GIVEN PROBLEM: Can you quote, word for word, every line from the first line of the records below through the line containing "const data = weeks.map((w, i)", and nothing else?

------

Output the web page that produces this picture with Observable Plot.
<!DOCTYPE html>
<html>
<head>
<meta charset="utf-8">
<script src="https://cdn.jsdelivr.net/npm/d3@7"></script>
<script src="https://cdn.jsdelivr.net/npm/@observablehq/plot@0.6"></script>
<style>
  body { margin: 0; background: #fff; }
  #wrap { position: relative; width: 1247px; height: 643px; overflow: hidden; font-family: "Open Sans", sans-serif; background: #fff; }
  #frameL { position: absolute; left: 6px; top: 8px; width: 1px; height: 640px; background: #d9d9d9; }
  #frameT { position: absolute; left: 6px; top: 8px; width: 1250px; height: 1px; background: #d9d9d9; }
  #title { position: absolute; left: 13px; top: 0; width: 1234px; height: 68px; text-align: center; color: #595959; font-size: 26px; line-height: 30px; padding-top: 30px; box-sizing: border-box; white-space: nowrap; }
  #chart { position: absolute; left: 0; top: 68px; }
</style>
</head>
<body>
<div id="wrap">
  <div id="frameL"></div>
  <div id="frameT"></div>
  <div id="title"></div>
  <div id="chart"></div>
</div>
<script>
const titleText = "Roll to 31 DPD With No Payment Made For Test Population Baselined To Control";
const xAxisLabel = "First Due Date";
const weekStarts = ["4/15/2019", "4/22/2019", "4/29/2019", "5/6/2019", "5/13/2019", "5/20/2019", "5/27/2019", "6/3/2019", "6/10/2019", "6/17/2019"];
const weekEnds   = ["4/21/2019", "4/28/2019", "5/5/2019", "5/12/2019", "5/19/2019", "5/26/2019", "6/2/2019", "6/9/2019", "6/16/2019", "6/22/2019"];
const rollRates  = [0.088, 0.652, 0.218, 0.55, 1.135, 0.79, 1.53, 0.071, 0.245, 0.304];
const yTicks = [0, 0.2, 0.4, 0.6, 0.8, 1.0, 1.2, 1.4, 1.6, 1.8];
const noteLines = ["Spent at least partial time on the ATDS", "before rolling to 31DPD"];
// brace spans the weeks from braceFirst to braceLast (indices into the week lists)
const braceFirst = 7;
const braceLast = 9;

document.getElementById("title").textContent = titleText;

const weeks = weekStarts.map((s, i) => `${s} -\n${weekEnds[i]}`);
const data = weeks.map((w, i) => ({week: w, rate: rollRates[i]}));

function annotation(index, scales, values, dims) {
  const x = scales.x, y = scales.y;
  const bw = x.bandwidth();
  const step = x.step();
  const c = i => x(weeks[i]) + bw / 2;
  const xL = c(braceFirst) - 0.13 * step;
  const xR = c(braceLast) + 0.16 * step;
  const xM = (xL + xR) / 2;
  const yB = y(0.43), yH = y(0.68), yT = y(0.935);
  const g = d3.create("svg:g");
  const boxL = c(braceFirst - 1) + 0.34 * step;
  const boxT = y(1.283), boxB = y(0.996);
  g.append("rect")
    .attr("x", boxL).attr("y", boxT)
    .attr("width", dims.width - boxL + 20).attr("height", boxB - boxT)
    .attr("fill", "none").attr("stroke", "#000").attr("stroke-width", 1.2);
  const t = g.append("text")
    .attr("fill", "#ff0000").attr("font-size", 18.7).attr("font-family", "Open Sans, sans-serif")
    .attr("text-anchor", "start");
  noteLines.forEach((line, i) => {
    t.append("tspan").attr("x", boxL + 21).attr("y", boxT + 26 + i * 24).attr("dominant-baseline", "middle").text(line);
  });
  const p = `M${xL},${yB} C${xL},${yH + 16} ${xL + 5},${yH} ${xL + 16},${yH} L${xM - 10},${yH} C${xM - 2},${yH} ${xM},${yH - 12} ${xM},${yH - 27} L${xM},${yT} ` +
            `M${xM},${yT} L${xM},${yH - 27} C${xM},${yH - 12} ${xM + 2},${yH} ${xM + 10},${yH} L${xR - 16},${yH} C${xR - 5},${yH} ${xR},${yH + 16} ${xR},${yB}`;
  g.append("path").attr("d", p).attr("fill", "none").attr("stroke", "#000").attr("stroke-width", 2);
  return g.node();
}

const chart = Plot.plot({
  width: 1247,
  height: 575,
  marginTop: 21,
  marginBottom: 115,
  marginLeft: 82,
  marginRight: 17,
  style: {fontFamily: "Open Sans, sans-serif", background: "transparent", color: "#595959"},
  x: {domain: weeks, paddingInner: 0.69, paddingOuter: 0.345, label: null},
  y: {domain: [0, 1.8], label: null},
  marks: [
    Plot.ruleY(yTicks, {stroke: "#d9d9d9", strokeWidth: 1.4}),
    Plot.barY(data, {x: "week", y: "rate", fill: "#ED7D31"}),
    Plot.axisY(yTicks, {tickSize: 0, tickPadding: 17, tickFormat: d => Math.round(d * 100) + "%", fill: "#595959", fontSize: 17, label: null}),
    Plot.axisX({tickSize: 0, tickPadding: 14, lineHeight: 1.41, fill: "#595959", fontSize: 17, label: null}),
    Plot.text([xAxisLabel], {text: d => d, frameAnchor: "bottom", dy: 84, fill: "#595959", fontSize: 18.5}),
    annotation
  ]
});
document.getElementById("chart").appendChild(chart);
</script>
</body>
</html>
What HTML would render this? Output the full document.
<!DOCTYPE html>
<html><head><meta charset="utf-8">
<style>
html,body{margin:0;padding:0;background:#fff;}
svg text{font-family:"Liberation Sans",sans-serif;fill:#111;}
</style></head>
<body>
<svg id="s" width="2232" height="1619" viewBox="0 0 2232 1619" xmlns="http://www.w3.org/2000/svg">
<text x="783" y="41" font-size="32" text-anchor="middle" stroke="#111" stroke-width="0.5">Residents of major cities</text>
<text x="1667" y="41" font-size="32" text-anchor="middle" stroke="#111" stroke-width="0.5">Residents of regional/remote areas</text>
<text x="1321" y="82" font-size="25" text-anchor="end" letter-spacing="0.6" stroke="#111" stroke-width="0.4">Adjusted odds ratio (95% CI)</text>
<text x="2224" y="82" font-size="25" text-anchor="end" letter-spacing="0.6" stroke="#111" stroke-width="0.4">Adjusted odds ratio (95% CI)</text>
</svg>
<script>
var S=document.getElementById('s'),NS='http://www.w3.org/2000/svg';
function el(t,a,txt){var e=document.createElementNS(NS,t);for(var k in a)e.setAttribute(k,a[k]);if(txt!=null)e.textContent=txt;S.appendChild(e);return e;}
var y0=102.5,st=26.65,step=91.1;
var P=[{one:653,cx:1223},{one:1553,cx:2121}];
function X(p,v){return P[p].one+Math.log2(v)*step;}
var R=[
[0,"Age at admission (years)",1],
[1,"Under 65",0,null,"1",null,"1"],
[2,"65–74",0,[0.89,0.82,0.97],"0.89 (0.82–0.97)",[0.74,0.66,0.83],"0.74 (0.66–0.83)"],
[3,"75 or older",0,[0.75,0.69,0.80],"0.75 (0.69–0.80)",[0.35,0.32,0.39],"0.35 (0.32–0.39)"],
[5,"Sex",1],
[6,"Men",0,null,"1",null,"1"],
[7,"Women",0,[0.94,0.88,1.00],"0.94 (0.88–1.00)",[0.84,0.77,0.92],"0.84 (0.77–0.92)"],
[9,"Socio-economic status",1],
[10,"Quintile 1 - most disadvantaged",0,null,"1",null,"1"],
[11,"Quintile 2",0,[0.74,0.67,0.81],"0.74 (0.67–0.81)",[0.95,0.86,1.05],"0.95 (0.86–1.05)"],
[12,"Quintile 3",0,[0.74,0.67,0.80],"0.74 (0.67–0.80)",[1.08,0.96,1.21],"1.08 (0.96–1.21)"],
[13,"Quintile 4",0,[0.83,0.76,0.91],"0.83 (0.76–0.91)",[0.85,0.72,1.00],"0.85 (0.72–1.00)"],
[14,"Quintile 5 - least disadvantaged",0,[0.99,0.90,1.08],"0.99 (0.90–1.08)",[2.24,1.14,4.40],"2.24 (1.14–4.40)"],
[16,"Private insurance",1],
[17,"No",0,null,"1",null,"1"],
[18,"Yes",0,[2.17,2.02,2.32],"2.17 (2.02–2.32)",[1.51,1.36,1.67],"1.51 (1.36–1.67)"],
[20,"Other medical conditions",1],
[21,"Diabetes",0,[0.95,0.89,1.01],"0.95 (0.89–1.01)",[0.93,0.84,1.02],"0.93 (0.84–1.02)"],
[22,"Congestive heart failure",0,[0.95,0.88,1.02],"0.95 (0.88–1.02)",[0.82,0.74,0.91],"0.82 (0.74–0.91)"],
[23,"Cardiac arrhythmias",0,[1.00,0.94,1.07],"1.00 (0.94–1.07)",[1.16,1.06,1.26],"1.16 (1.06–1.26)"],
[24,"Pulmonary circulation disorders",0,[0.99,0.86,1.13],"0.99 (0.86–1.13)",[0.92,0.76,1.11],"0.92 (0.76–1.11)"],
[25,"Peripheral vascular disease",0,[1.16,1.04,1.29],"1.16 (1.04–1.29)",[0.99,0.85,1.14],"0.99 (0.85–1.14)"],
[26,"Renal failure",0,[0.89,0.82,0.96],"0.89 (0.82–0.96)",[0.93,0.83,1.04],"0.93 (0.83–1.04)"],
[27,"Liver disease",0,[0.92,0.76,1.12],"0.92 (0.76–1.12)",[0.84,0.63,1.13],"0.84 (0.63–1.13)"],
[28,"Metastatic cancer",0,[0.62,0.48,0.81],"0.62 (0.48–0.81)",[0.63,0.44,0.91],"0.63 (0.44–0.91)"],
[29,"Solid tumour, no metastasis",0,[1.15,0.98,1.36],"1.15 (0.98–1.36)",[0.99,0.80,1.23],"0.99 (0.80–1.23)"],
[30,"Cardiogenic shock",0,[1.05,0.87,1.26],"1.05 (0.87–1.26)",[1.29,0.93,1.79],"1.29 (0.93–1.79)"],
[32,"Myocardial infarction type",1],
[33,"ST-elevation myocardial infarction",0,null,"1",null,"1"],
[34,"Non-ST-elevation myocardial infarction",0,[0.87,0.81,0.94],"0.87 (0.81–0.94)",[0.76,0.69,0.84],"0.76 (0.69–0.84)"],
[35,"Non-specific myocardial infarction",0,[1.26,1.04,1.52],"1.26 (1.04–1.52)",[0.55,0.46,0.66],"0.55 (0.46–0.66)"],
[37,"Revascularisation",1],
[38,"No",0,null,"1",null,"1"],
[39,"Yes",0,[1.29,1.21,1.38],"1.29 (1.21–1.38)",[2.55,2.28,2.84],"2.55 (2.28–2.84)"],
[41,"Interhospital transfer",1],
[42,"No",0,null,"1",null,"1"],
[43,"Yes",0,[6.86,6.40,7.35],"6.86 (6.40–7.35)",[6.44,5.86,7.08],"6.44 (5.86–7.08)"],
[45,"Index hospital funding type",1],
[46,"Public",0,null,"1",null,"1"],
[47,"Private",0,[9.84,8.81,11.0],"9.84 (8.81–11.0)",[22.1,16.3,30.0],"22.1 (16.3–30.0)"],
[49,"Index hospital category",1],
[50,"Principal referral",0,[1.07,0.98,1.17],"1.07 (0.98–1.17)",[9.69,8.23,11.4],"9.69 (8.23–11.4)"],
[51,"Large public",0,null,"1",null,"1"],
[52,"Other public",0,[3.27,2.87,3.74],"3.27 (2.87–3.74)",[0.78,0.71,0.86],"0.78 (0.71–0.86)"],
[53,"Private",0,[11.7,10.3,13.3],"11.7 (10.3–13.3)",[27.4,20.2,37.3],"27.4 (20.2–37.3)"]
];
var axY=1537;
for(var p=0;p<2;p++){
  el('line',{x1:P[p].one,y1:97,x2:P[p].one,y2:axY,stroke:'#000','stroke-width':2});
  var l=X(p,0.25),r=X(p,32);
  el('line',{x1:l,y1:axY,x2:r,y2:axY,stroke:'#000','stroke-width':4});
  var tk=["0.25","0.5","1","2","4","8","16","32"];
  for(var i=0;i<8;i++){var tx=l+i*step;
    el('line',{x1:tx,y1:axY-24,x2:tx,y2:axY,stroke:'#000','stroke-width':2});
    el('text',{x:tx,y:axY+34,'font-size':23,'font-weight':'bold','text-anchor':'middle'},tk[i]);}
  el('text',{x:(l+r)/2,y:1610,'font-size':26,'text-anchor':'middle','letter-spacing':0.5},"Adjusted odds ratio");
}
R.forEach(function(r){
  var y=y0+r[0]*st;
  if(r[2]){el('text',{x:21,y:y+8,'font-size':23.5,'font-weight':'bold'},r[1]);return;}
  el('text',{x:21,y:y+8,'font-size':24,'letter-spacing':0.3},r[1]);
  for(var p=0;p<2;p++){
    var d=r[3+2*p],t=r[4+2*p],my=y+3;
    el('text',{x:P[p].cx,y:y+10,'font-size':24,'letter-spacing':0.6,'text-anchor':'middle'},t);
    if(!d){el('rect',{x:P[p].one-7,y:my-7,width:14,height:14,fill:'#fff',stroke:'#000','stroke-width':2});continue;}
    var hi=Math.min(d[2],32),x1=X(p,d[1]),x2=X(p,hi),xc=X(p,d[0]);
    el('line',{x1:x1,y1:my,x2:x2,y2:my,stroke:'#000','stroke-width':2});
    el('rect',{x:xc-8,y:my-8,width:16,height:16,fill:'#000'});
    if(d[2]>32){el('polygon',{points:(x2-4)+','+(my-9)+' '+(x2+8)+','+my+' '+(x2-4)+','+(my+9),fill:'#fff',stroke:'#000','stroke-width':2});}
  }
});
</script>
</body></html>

------

COMPLETE RESPONSE:
Output the web page that produces this picture with Observable Plot.
<!DOCTYPE html>
<html>
<head>
<meta charset="utf-8">
<script src="https://cdn.jsdelivr.net/npm/d3@7"></script>
<script src="https://cdn.jsdelivr.net/npm/@observablehq/plot@0.6"></script>
<style>
  body { margin: 0; background: #fff; }
  #wrap { position: relative; width: 1247px; height: 643px; overflow: hidden; font-family: "Open Sans", sans-serif; background: #fff; }
  #frameL { position: absolute; left: 6px; top: 8px; width: 1px; height: 640px; background: #d9d9d9; }
  #frameT { position: absolute; left: 6px; top: 8px; width: 1250px; height: 1px; background: #d9d9d9; }
  #title { position: absolute; left: 13px; top: 0; width: 1234px; height: 68px; text-align: center; color: #595959; font-size: 26px; line-height: 30px; padding-top: 30px; box-sizing: border-box; white-space: nowrap; }
  #chart { position: absolute; left: 0; top: 68px; }
</style>
</head>
<body>
<div id="wrap">
  <div id="frameL"></div>
  <div id="frameT"></div>
  <div id="title"></div>
  <div id="chart"></div>
</div>
<script>
const titleText = "Roll to 31 DPD With No Payment Made For Test Population Baselined To Control";
const xAxisLabel = "First Due Date";
const weekStarts = ["4/15/2019", "4/22/2019", "4/29/2019", "5/6/2019", "5/13/2019", "5/20/2019", "5/27/2019", "6/3/2019", "6/10/2019", "6/17/2019"];
const weekEnds   = ["4/21/2019", "4/28/2019", "5/5/2019", "5/12/2019", "5/19/2019", "5/26/2019", "6/2/2019", "6/9/2019", "6/16/2019", "6/22/2019"];
const rollRates  = [0.088, 0.652, 0.218, 0.55, 1.135, 0.79, 1.53, 0.071, 0.245, 0.304];
const yTicks = [0, 0.2, 0.4, 0.6, 0.8, 1.0, 1.2, 1.4, 1.6, 1.8];
const noteLines = ["Spent at least partial time on the ATDS", "before rolling to 31DPD"];
// brace spans the weeks from braceFirst to braceLast (indices into the week lists)
const braceFirst = 7;
const braceLast = 9;

document.getElementById("title").textContent = titleText;

const weeks = weekStarts.map((s, i) => `${s} -\n${weekEnds[i]}`);
const data = weeks.map((w, i) => ({week: w, rate: rollRates[i]}));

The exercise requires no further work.